Research on an Auto-Optimized Capacitor Voltage Balancing Control Strategy of MMC SM for Renewable Energy HVDC Transmission System

The Modular Multilevel Converter (MMC) is one of the most attractive converter topologies in the High Voltage Direct Current (HVDC) transmission field. The latest widely used sorting method has a low algorithm complexity. It can effectively balance the sub-module (SM) capacitor voltages, but it would cause relatively high switching frequency and power loss. Aiming at the problem that the sub-module (SM) capacitor voltage sorting algorithm has a large switching loss due to the high switching frequency of the device, this paper proposes an auto-optimized capacitor voltage balancing control strategy. Firstly, the topology and operation principle of MMC are analyzed. Secondly, a SM capacitor voltage control method based on the dynamic deviation threshold is proposed. Considering the switch switching state of the SM and the difference between the voltages of each SM, the algorithm can obtain the dynamic deviation valve using the closed-loop control.
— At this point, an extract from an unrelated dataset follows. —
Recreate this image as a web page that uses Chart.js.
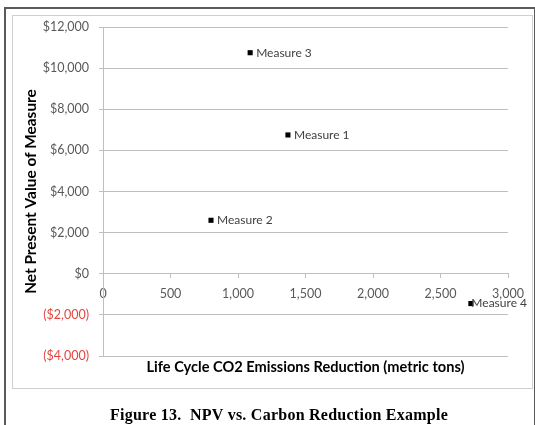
<!DOCTYPE html>
<html>
<head>
<meta charset="utf-8">
<script src="https://cdn.jsdelivr.net/npm/chart.js@4.4.1/dist/chart.umd.min.js"></script>
<style>
  html, body { margin: 0; padding: 0; background: #ffffff; }
  #page { position: relative; width: 535px; height: 425px; overflow: hidden; background: #fff; }
  #frame { position: absolute; left: 4px; top: 7px; width: 528px; height: 440px;
           border: 2px solid #5a5a5a; border-bottom: none; }
  #box { position: absolute; left: 12px; top: 15px; width: 519px; height: 372px;
         border: 1px solid #cfcfcf; }
  #chart { position: absolute; left: 0; top: 0; }
  #caption { position: absolute; left: 110px; top: 407px; line-height: 16px;
             font-family: "Liberation Serif", "Times New Roman", serif; font-weight: bold;
             font-size: 16px; letter-spacing: 0.25px; color: #000; white-space: pre; }
</style>
</head>
<body>
<div id="page">
  <div id="frame"></div>
  <div id="box"></div>
  <canvas id="chart" width="535" height="425"></canvas>
  <div id="caption">Figure 13.  NPV vs. Carbon Reduction Example</div>
</div>
<script>
// Measures: life cycle CO2 reduction (metric tons) vs. net present value ($)
const measureNames = ['Measure 1', 'Measure 2', 'Measure 3', 'Measure 4'];
const co2Reduction = [1370, 800, 1090, 2725];
const netPresentValue = [6750, 2600, 10750, -1450];

const xTicks = [0, 500, 1000, 1500, 2000, 2500, 3000];
const yTicks = [-4000, -2000, 0, 2000, 4000, 6000, 8000, 10000, 12000];

const points = co2Reduction.map((x, i) => ({ x: x, y: netPresentValue[i] }));

const FONT = 'Lato, "Open Sans", sans-serif';
const GRID = '#bfbfbf';
const TEXT = '#595959';
const NEG = '#e2463f';

function money(v) {
  const s = '$' + Math.abs(v).toLocaleString('en-US');
  return v < 0 ? '(' + s + ')' : s;
}

// Draws each measure's name beside its marker, kept inside the chart box
const pointLabels = {
  id: 'pointLabels',
  afterDatasetsDraw(chart) {
    const ctx = chart.ctx;
    const meta = chart.getDatasetMeta(0);
    const limit = 527;
    ctx.save();
    ctx.font = '12px ' + FONT;
    ctx.fillStyle = '#404040';
    ctx.textBaseline = 'middle';
    ctx.textAlign = 'left';
    meta.data.forEach((pt, i) => {
      const text = measureNames[i];
      const w = ctx.measureText(text).width;
      let x = pt.x + 6;
      if (x + w > limit) x = limit - w;
      ctx.fillText(text, x, pt.y);
    });
    ctx.restore();
  }
};

new Chart(document.getElementById('chart'), {
  type: 'scatter',
  data: {
    datasets: [{
      data: points,
      pointStyle: 'rect',
      pointRadius: 3.6,
      pointHoverRadius: 3.6,
      pointBorderWidth: 0,
      backgroundColor: '#000000',
      borderColor: '#000000'
    }]
  },
  options: {
    responsive: false,
    animation: false,
    events: [],
    layout: { padding: { left: 15, top: 27, right: 27, bottom: 49 } },
    plugins: { legend: { display: false }, tooltip: { enabled: false } },
    scales: {
      x: {
        type: 'linear',
        position: { y: 0 },
        min: 0, max: 3000,
        afterBuildTicks: s => { s.ticks = xTicks.map(v => ({ value: v })); },
        ticks: { color: TEXT, font: { family: FONT, size: 12.5 }, padding: 9,
                 callback: v => v.toLocaleString('en-US'), maxRotation: 0 },
        grid: { drawOnChartArea: false, drawTicks: true, tickLength: 4, color: GRID },
        border: { display: true, color: GRID }
      },
      xTitle: {
        type: 'linear',
        axis: 'x',
        position: 'bottom',
        min: 0, max: 3000,
        afterFit: s => { s.height = 20; },
        ticks: { display: false },
        grid: { display: false, drawTicks: false },
        border: { display: false },
        title: { display: true, text: 'Life Cycle CO2 Emissions Reduction (metric tons)',
                 color: '#000', font: { family: FONT, size: 14.6, weight: 'bold' },
                 padding: { top: 3, bottom: 0 } }
      },
      y: {
        type: 'linear',
        position: 'left',
        min: -4000, max: 12000,
        afterBuildTicks: s => { s.ticks = yTicks.map(v => ({ value: v })); },
        afterFit: s => { s.width = 88; },
        ticks: { font: { family: FONT, size: 12.5 }, padding: 10,
                 color: c => (c.tick && c.tick.value < 0 ? NEG : TEXT),
                 callback: v => money(v) },
        grid: { color: GRID, tickLength: 4, drawTicks: true },
        border: { display: true, color: GRID },
        title: { display: true, text: 'Net Present Value of Measure', color: '#000',
                 font: { family: FONT, size: 15.4, weight: 'bold' },
                 padding: { top: 7, bottom: 4 } }
      }
    }
  },
  plugins: [pointLabels]
});
</script>
</body>
</html>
The method can avoid the unnecessary repeated switching of the Insulated Gate Bipolar Transistor (IGBT) under the premise of ensuring that the capacitance voltages of the SMs are basically the same, which effectively result in reducing the switching frequency of the MMC SM and reducing the switching loss, thereby improving the operating efficiency of the system. Finally aiming at the proposed control strategy, the simulation and experimental verification are carried out which shows that the proposed algorithm can better control the system voltage deviation, reduce the switching loss of the system and improve the stability of the system.